- Born: 1965 (age 60–61) South Africa
- Occupation: British-based reform activist
- Known for: Founder of Friends of Maldives (FOM); Honorary Consul for the Maldives in Salisbury (UK);

= David Hardingham =

British activist

David Hardingham (born 1965) is a British-based reform activist, aid organiser, entrepreneur and the former Honorary Consul of the Maldives (Nasheed Administration) in Salisbury (UK).

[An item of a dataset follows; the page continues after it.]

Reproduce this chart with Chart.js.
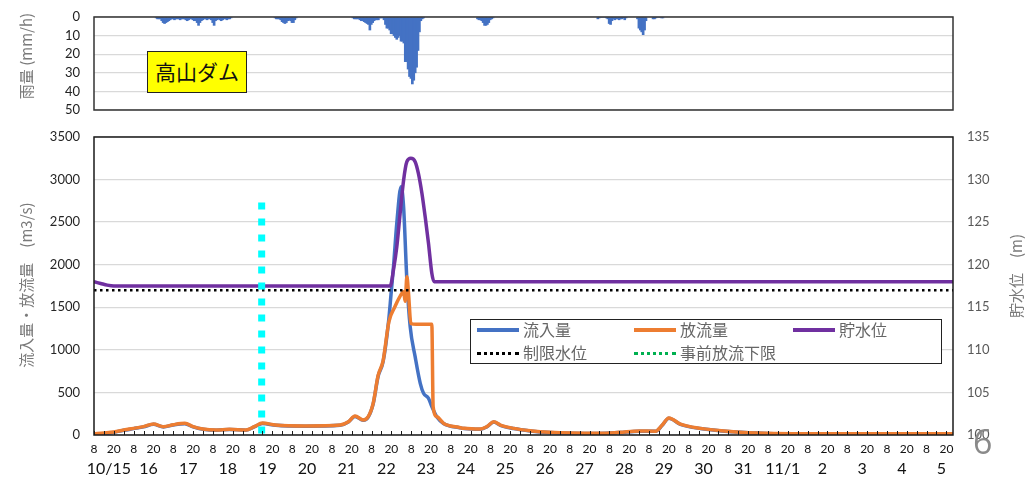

He is also co-founder and director of the London based human rights organisation chinawatch.co.uk (CW) where they monitor the rule of law and human rights in China. In January 2024 Hardingham addressed a meeting organised by The Overseas Chinese Democracy Coalition titled The European Preparatory Meeting for the National Affairs Conference, on behalf of China Watch, held at the Royal National Hotel in London.

==Early years==
Hardingham was born in South Africa, where his early studies were in Hilton College. The family later moved to the UK in 1982, where Hardingham continued his education at Dauntsey's School, an independent co-educational boarding school in Wiltshire, UK.

==Career==
He was founder of the human rights activist organisation Friends of Maldives (FOM). He was also the co-founder of the clandestine opposition radio station Minivan Radio and trustee of the UK registered charity Maldives Aid. He was appointed the Honorary Consul for the Maldives in Salisbury (UK) on 2 July 2009.

Hardingham was closely involved with the movement for political reform in the Maldives as a result of his friendship with then opposition activist Mohamed Nasheed (Anni), and former President of the Maldives, whom he met while both of them were at Dauntsey's School.

He was an outspoken critic of former President Maumoon Abdul Gayoom's human rights record during his thirty-year presidency, a record he maintains is confirmed by the many examples of torture undergone by Mohamed Nasheed and many others he had met during the time many opposition activists stayed at Salisbury.

Owing to his criticism of the former regime, Hardingham was officially barred from entering the Maldives between 2005 and 2008. During this time, he was accused by the then-government of being both a Christian fundamentalist trying to convert Maldivians and an Islamic extremist involved in a plot to smuggle weapons into the Maldives. Further accusations were made that he and Mohamed Nasheed were conspiring to build a replica of Salisbury Cathedral in the Maldives. Hardingham has visited the Maldives several times since the change of government, but he has, to date, not been officially informed of his status. Neither has he received any further information regarding the allegations.

Along with Sarah Mahir and other FOM associates Hardingham confronted Gayoom in the Palais des Nations in Geneva on 16 May 2005. Hardingham asked him why he had been blacklisted from the Maldives and about human rights abuses in the Maldives. There was no response from Gayoom.

Following the FOM Selected Resorts Boycott campaign Hardingham was accused of trying to bring about a collapse of the Maldives tourism industry, a charge he strongly denies as he has always argued that the idea of the selected boycott was to apply the restrictions only to those resorts associated closely with the regime while strongly encouraging visits to other resorts and to the Maldives.

Hardingham and Sarah Mahir of FOM met regularly with the UK Conservative Party Human Rights Commission and engaged their help to closely monitor the political and human rights situation in the Maldives. Members of the Commission tabled several Parliamentary Questions and Early Day Motions regarding human rights abuses in the Maldives.

He was UK crossing coordinator and liaison during Guin Batten's successful rowing crossing of the Zero Degree Channel on 30 March 2010 (between Huvadhoo Atoll and Foammulah Island), a distance of approximately 60 km.

The Consulate in Salisbury was officially inaugurated at an opening ceremony on 9 July 2010, attended by the Maldives High Commissioner Dr Farah Faizal and local MP for Salisbury John Glen.

Hardingham has promoted guesthouse tourism in the Maldives saying that, at a time of growing competition from other luxury destinations, the growth of guesthouse tourism in the Maldives would bring more direct economic benefit to the islanders.

In 2010 Hardingham and FOM colleagues were involved in bringing skilled volunteers, teachers and medics, to the Maldives from the UK.

Hardingham resigned from his post as Honorary Consul to the Maldives during the coup that led to the overthrow of President Nasheed.